I am a researcher at Heidelberg University’s Research Center for Environmental Economics. I study the economics of low-cost environmental sensors and behavioral responses to environmental health risks using field experimental and quasi-experimental methods.
Working Papers
with Timo Goeschl
AWI DISCUSSION PAPER SERIES NO. 760, January 2025
- This paper studies temporal factors influencing the effectiveness of don't drive appeals (DDAs) which policy-makers use to encourage motorists to voluntarily reduce driving during transitory high pollution episodes. We derive and empirically validate a theoretical framework for DDAs where the desired behavioral response is sensitive to the number of consecutive DDA days and recovery time between episodes. Our analysis of daily traffic flows from automatic traffic counters in Stuttgart, Germany shows that DDAs at best reduce overall car trip demand during pollution events by less than 1% on average, but treatment effects vary. Difference-in-difference event study estimates reveal that DDAs: i) lead to approximately 3% traffic reductions on the first three days of DDAs and taper off in effectiveness during longer episodes, ii) regain effectiveness at the tail end of DDA episodes once local authorities announce when they will be lifted, and iii) only reduce city center traffic following lengthy recovery periods between events. Our findings provide evidence that temporal factors like social norms and intertemporal substitution dynamically affect voluntary short-term pollution mitigation programs. They also confirm prior North American evidence on DDA traffic displacement and limited overall impact in a European setting.
In Progress
Now It’s Personal: A Field Experiment on the Demand for Wearable Air Quality Sensors with US Early Adopters (with Timo Goeschl)
- Wearable air quality sensors offer consumers the ability to monitor and respond to personal pollution exposure in real-time, potentially informing behavioral responses to health risks and supplying novel data that can be used to assess population exposure to harmful pollutants.
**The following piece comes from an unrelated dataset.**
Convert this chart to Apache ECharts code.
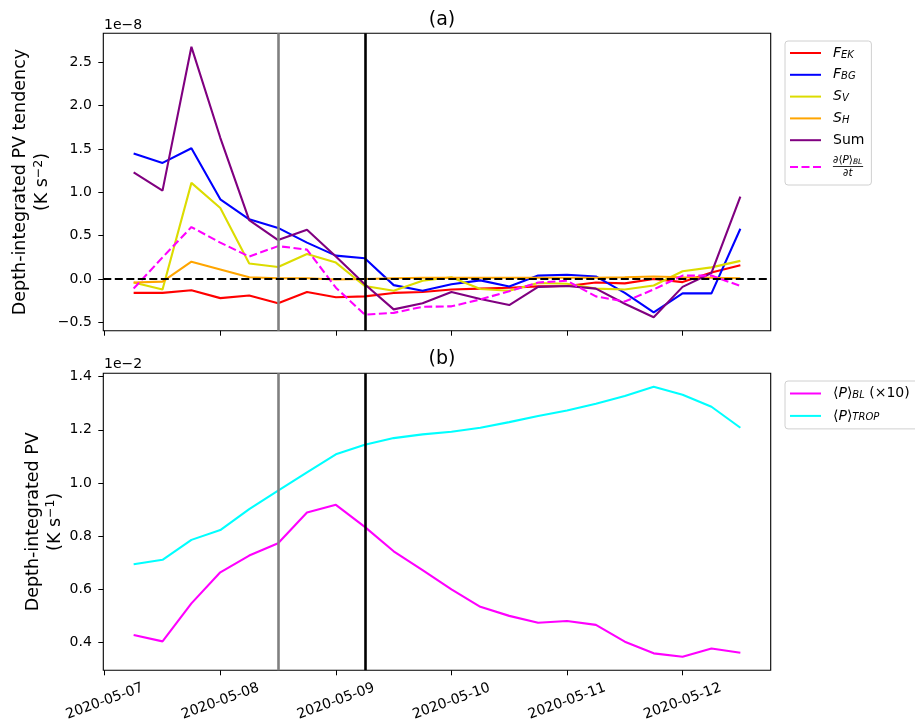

In partnership with a leading manufacturer, we conduct a field experiment in the United States to study demand, use, and impacts of this emerging technology among early adopters. Through a point-of-sale survey and a pricing experiment, we find that mean willingness-to-pay falls short of current market prices, and advantaged groups dominate prospective and actual customer bases. Leveraging natural variation in ambient air quality, we show that demand and user activity increase during unhealthy pollution events. Limited follow-up data suggests that adopters update their beliefs about pollution exposure, substitute public air quality information with private sensor data, and maintain the frequency of defensive behaviors. Our results provide valuable insights for developing pollution monitoring systems and highlight the importance of equitable access to environmental information and adaptation opportunities.
Mind the PM2.5 Gap! Comparing Pollution Exposure Estimates from Wearable Sensors and Ambient Monitors
- Typically, environmental health studies either track personal exposure to harmful pollutants for a small number of individuals or rely on secondary data that insufficiently proxies for true exposure. In this paper, I construct a highly granular, geolocated air pollution dataset at previously unavailable scale by leveraging over 45 million personal PM2.5 (fine particulate matter) exposure readings from a consumer sample of 594 wearable air quality sensor users in the United States. I exploit this novel dataset and natural variation in ambient air quality to assess bias in commonly used PM2.5 secondary data from fixed ambient monitors. On average, personal exposure in my sample is between 7% and 18% less than monitor-based estimates, while median differences correspond to nearly 40% less pollution. Moreover, my analysis shows that this "PM2.5 gap" varies systematically with pollution levels, location, and time. These findings underscore significant heterogeneity in pollution exposure and suggest that previous research relying on monitor data may misstate the relationship between pollution and damages.
Stationary Air Quality Sensor Adoption: The Role of Socioeconomics, Government Monitors, and Nearby Sensors (with Timo Goeschl)
Upcoming Presentations
- June 2025: EAERE Summer Conference in Bergen, Norway.
Recent Presentations
- June 2025: ZEW-Heidelberg-Mannheim Environmental Economics Brownbag Seminar.
- May 2025: Mannheim Conference on Energy and the Environment in Mannheim.
- May 2025: AERE@OSWEET.
- March 2025: CESifo / ifo Junior Workshop on Energy and Climate Economics 2025 in Munich.